A recent article dated 28 May 2019 in money week.com informed readers that the charity Age UK is apparently making money by directing people to a particular equity release advice service which is weighted towards products offered by that advice service’s own parent company.
So, what is equity release and why would Age UK be involved?
Equity release is becoming increasingly popular as it allows people who are aged 55 and over who need capital to stay in their own home but release capital from it or a steady stream of income against the capital. The sum must be repaid at a later stage when the last legal owner dies or goes into long term care. You may wish to use equity release, for example, to fund your lifestyle, reduce the value of your home for inheritance tax purposes, fund home improvements or help your children financially. The Equity Release Council has stated that loans worth a record £935 million were taken out in the first three months of 2019.
If you wish to take out an equity release product, the first step is to take independent financial advice from an independent financial adviser.

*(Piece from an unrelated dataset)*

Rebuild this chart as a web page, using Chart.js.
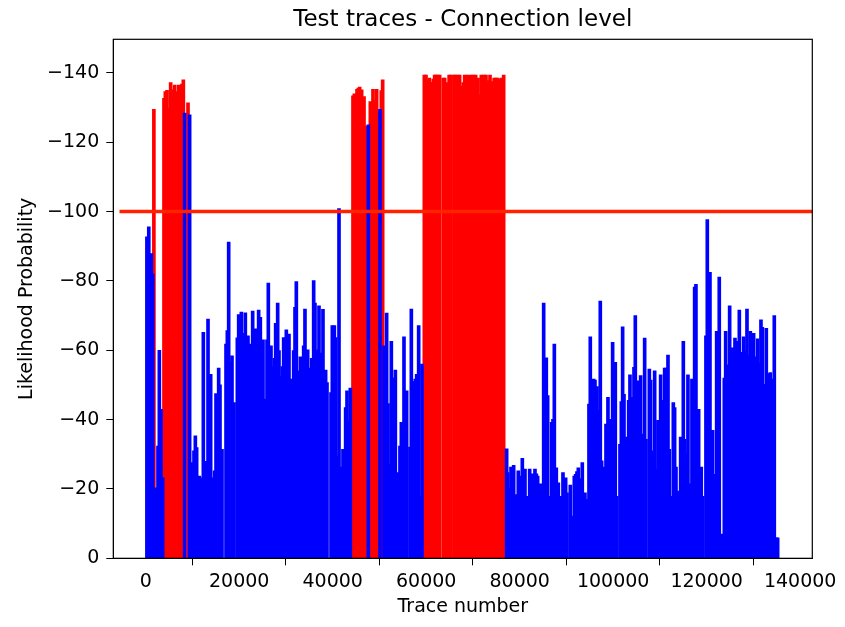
<!DOCTYPE html>
<html>
<head>
<meta charset="utf-8">
<script src="https://cdn.jsdelivr.net/npm/chart.js@4.4.0/dist/chart.umd.min.js"></script>
<style>
  html, body { margin: 0; padding: 0; background: #fff; }
</style>
</head>
<body>
<canvas id="chart" width="845" height="627"></canvas>
<script>
// traces flagged as normal (blue) and anomalous (red), likelihood values
const blueTrace = [260, 660, 960, 1200, 1500, 2050, 2630, 2920, 3270, 3630, 8330, 9400,
  9980, 10330, 10620, 10900, 11470, 11830, 12330, 12610, 12900, 13330, 13900, 14180, 14750,
  15040, 15320, 15610, 15890, 16320, 17180, 17460, 17750, 18030, 18460, 18890, 19600, 19890,
  20170, 20460, 21030, 21310, 21880, 22170, 22450, 22880, 23450, 23740, 24160, 24520, 24810,
  25090, 25450, 25950, 26230, 26520, 26800, 27090, 27510, 27800, 28230, 28510, 28800, 29230,
  29510, 30080, 30370, 30650, 30940, 31220, 31650, 31940, 32220, 32510, 33080, 33360, 33790,
  34070, 34360, 34650, 34930, 35500, 35930, 36210, 36500, 37070, 37350, 37920, 38210, 38490,
  38780, 39640, 39920, 40350, 40630, 41060, 41350, 41920, 42200, 42770, 43060, 43340, 43770,
  47620, 50120,
  50970, 51540, 51830, 52110, 52540, 52830, 53110, 53400, 53970, 54390, 54680, 54970, 55250,
  55540, 55820, 56530, 56820, 57100, 57390, 57670, 57960, 58390, 58820, 59100,
  77210, 77420, 77710, 78140, 78420, 78710, 79140, 79700, 79990, 80280, 80560, 80850, 81130,
  81420, 82130, 82420, 82700, 82990, 83270, 83560, 83840, 84410, 84700, 85130, 85410, 85690,
  85980, 86270, 86840, 87120, 87410, 87830, 88260, 88690, 89260, 89540, 89830, 90120, 90830,
  91110, 91680, 91970, 92250, 92540, 93110, 93390, 93960, 94250, 94820, 95100, 95530, 95820,
  96100, 96530, 96810, 97240, 97530, 98100, 98460, 98880, 99170, 99450, 99880, 100450, 100740,
  101450, 101740, 102020, 102310, 102880, 103310, 103590, 103880, 104160, 104450, 104730,
  105300, 105590, 105870, 106160, 106440, 106730, 107010, 107730, 108010, 108300, 108580,
  108870, 109150, 109580, 110150, 110440, 110720, 111010, 111290, 111720, 112000, 112430,
  112860, 113140, 113430, 114000, 114430, 115000, 115280, 115570, 115990, 116560, 116850,
  117420, 117700, 117990, 118280, 118840, 119130, 119840, 120130, 120410, 120700, 121270,
  121550, 122130, 122410, 122690, 123130, 123770, 124060, 124630, 124910, 125200, 125480,
  126050, 126340, 126980, 127260, 127620, 127900, 128330, 128620, 129050, 129330, 129760,
  130040, 130330, 130900, 131180, 131610, 131900, 132470, 132750, 133320, 133610, 133900,
  134460, 134820, 135180];
const blueValue = [-92.7, -95.6, -85, -87.9, -82, -20.3, -32.4, -60, -43, -23.2, -128.4, -127.9,
  -27.6, -31, -35.3, -31.9, -23.7, -23.2, -65.2, -25.6, -28, -69, -53.1, -23.2, -25.2,
  -47.5, -45.9, -54.9, -50, -31.4, -61.8, -65.7, -91.2, -56.5, -58.4, -44.9, -63.6, -70.3,
  -58.6, -71, -64.9, -70.8, -64.2, -61.3, -61.8, -71.3, -66.2, -58.1, -71.6, -69.5, -62.3,
  -63, -45.9, -63, -79.4, -54.1, -61.3, -55.3, -57.7, -67.8, -73.6, -59.9, -52.4, -55.3,
  -63.7, -65.9, -60.1, -64.7, -50, -51.7, -59.9, -72.4, -79.8, -54.1, -58.1, -54.6, -61.3,
  -71.9, -54.6, -60.1, -54.9, -57.7, -80.1, -73.6, -60.1, -72.8, -59.2, -71.8, -54.1, -54.3,
  -50.7, -47.8, -67.1, -67.1, -63.7, -29.5, -100.9, -26.3, -31.4, -43.5, -48.3, -39.4, -49.1,
  -125, -129.5,
  -61.3, -70.7, -44.6, -27.1, -62.6, -50.7, -52, -54.3, -24.7, -32.4, -39.2, -38.2, -63.9,
  -25.2, -48.3, -32.1, -71.9, -51, -37.7, -51.7, -53.1, -67.1, -17.9, -56,
  -31.6, -24.7, -20.3, -26.3, -18.9, -26.8, -18.4, -25.2, -22.8, -23.7, -28.8, -19.9, -25.7,
  -17.9, -25.7, -22.3, -24.4, -17.5, -25.7, -24.4, -23.7, -21.5, -15, -73.6, -39.6, -57.8,
  -46.9, -17.9, -39.2, -40.1, -61.8, -26.1, -21.8, -17.9, -24.7, -22.5, -23.2, -18.9, -21.1,
  -12.2, -23.7, -24.2, -25, -26.1, -23, -27.6, -18.9, -17, -44.5, -63.9, -51, -51.7,
  -51.4, -49.5, -42.7, -74.2, -28.1, -26.3, -38.7, -46.4, -40.1, -34.1, -62.3, -56.5, -17.9,
  -32.9, -45.2, -66.8, -47.3, -35, -45.6, -52.9, -22.1, -46.4, -55.1, -70,
  -51.2, -25.7, -52.7, -17, -35.8, -63.5, -34.3, -54.6, -51.4, -31, -20.8,
  -54.1, -25.7, -39.8, -52.9, -35, -45.6, -54.9, -54.9, -58.6, -31.4, -17.9,
  -44.9, -43.5, -26.3, -19.4, -35, -62.6, -34.3, -30.2, -52.9, -21.5, -51.7,
  -78.2, -79, -18.2, -43, -26.3, -17.9, -64.2, -97.7, -51.7, -82.5, -36.9,
  -24.2, -65.5, -23.2, -81.1, -7, -52, -65.5, -55.8, -72.8, -56.5, -60.7,
  -63.5, -62.6, -71.6, -53.3, -59.4, -63.9, -59.9, -71.9, -58.6, -65.5, -56.5,
  -64.9, -58.1, -63.3, -56.2, -68.8, -66.6, -50.2, -66.3, -53.3, -53.6, -51.7,
  -70, -5.9, -5.9];

const redTrace = [1750, 3910, 4200, 4560, 5060, 5340, 5630, 5910, 6200, 6480, 6770, 7050, 7340,
  7550, 7760, 8050, 9050,
  44340, 44630, 45200, 45480, 45770, 46200, 46700, 46980, 48050, 48340, 48620, 49120, 49400,
  49690, 50400, 50690,
  59600, 59960, 60380, 60670, 61240, 61520, 61810, 62090, 62480, 62880, 63660, 63950, 64230,
  64520, 64910, 65300, 65950, 66230, 66800, 67150, 67510, 67940, 68230, 68800, 69080, 69510,
  70080, 70580, 71080, 71440, 71790, 72360, 72790, 73070, 73650, 74150, 74540, 74930, 75290,
  75860, 76140, 76570];
const redValue = [-129.5, -132.7, -134.6, -135, -129.8, -137.2, -135.1, -133.2, -136.5, -133.7,
  -134.6, -136.5, -131.2, -136.3, -136.8, -138, -131.4,
  -133.4, -134, -135.3, -135.6, -135.9, -135.1, -133.2, -124.7, -131.7, -127.1, -135.3, -132.2,
  -135.3, -128.8, -134.9, -138,
  -139.4, -139.4, -137.8, -138.5, -137.3, -138.2, -139.4, -139.4, -139.4, -139.4, -138.5,
  -138.5, -135.3, -137.2, -139.4, -139.4, -139.4, -139.4, -139.4, -139.4, -136.1, -137.2,
  -139.4, -139.4, -137.8, -139.4, -139.4, -139.4, -138.5, -133.7, -139.4, -139.4, -139.4,
  -137.8, -139.4, -137.5, -138.5, -138.5, -138.5, -138.2, -138.5, -139.4];

const threshold = -100;
const thresholdSpan = [-5600, 143000];
const xTicks = [0, 20000, 40000, 60000, 80000, 100000, 120000, 140000];
const yTicks = [-140, -120, -100, -80, -60, -40, -20, 0];

const FONT = 'DejaVu Sans';

const toPoints = (xs, ys) => xs.map((x, i) => ({ x: x, y: ys[i] }));

// matplotlib-like frame and title centred over the axes
const framePlugin = {
    id: 'frame',
    afterDraw(chart) {
        const { ctx, chartArea: a } = chart;
        ctx.save();
        ctx.strokeStyle = '#000';
        ctx.lineWidth = 1.2;
        ctx.strokeRect(a.left, a.top, a.right - a.left, a.bottom - a.top);
        ctx.fillStyle = '#000';
        ctx.font = '23px "' + FONT + '"';
        ctx.textAlign = 'center';
        ctx.textBaseline = 'alphabetic';
        ctx.fillText('Test traces - Connection level', (a.left + a.right) / 2, 26);
        ctx.restore();
    }
};

const fmt = v => (v < 0 ? '\u2212' + Math.abs(v) : String(v));

new Chart(document.getElementById('chart'), {
    type: 'bar',
    data: {
        datasets: [
            {
                type: 'line',
                data: toPoints(thresholdSpan, [threshold, threshold]),
                borderColor: '#ff2200',
                borderWidth: 3.5,
                pointRadius: 0,
                order: 0
            },
            {
                data: toPoints(blueTrace, blueValue),
                backgroundColor: '#0000ff',
                barThickness: 3,
                grouped: false,
                order: 1
            },
            {
                data: toPoints(redTrace, redValue),
                backgroundColor: '#ff0000',
                barThickness: 3,
                grouped: false,
                order: 2
            }
        ]
    },
    options: {
        responsive: false,
        animation: false,
        events: [],
        layout: { padding: { top: 39.3, right: 32.7, left: 0, bottom: 0 } },
        plugins: { legend: { display: false }, tooltip: { enabled: false }, title: { display: false } },
        scales: {
            x: {
                type: 'linear',
                min: -6930,
                max: 142590,
                offset: false,
                afterBuildTicks: s => { s.ticks = xTicks.map(v => ({ value: v })); },
                afterFit: s => { s.height = 68.7; },
                grid: { drawOnChartArea: false, color: '#000', tickLength: 7 },
                border: { color: '#000' },
                ticks: { color: '#000', font: { family: FONT, size: 19 }, padding: 5, maxRotation: 0, callback: fmt },
                title: { display: true, text: 'Trace number', color: '#000', font: { family: FONT, size: 19 }, padding: { bottom: 8.6 } }
            },
            y: {
                reverse: true,
                min: -149.7,
                max: 0,
                afterBuildTicks: s => { s.ticks = yTicks.map(v => ({ value: v })); },
                afterFit: s => { s.width = 113.3; },
                grid: { drawOnChartArea: false, color: '#000', tickLength: 7 },
                border: { color: '#000' },
                ticks: { color: '#000', font: { family: FONT, size: 19 }, padding: 7, callback: fmt },
                title: { display: true, text: 'Likelihood Probability', color: '#000', font: { family: FONT, size: 19 }, padding: { top: 15.6 } }
            }
        }
    },
    plugins: [framePlugin]
});
</script>
</body>
</html>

The adviser will go through the financial implications and associated costs of equity release products with you to see if equity release is suitable for your needs and, if so, you will need to decide on the right product for you. In some cases equity release is not suitable and other recommendations for your circumstances will be provided.
If you proceed and have decided on a product you will be required to take legal advice on the terms of the equity release and for a specialist solicitor to deal with the legal documentation before obtaining the funds. Waldrons Solicitors are able to advise fully on the legal implications and legal risks of equity release so you can comprehensively decide before the funds are requested that it is ultimately the right choice for you. The legal costs are separate from the costs of the financial adviser and the provider’s fees.
In summary, it is very important that you have made the decision to have equity release after going through all options that are available to you and that you have chosen a product that meets your needs. A reputable provider will offer a no-negative equity guarantee. This means you or your estate should never have to pay back more than the value of your property. Be aware of this and ensure that this is stipulated in any offer that you receive.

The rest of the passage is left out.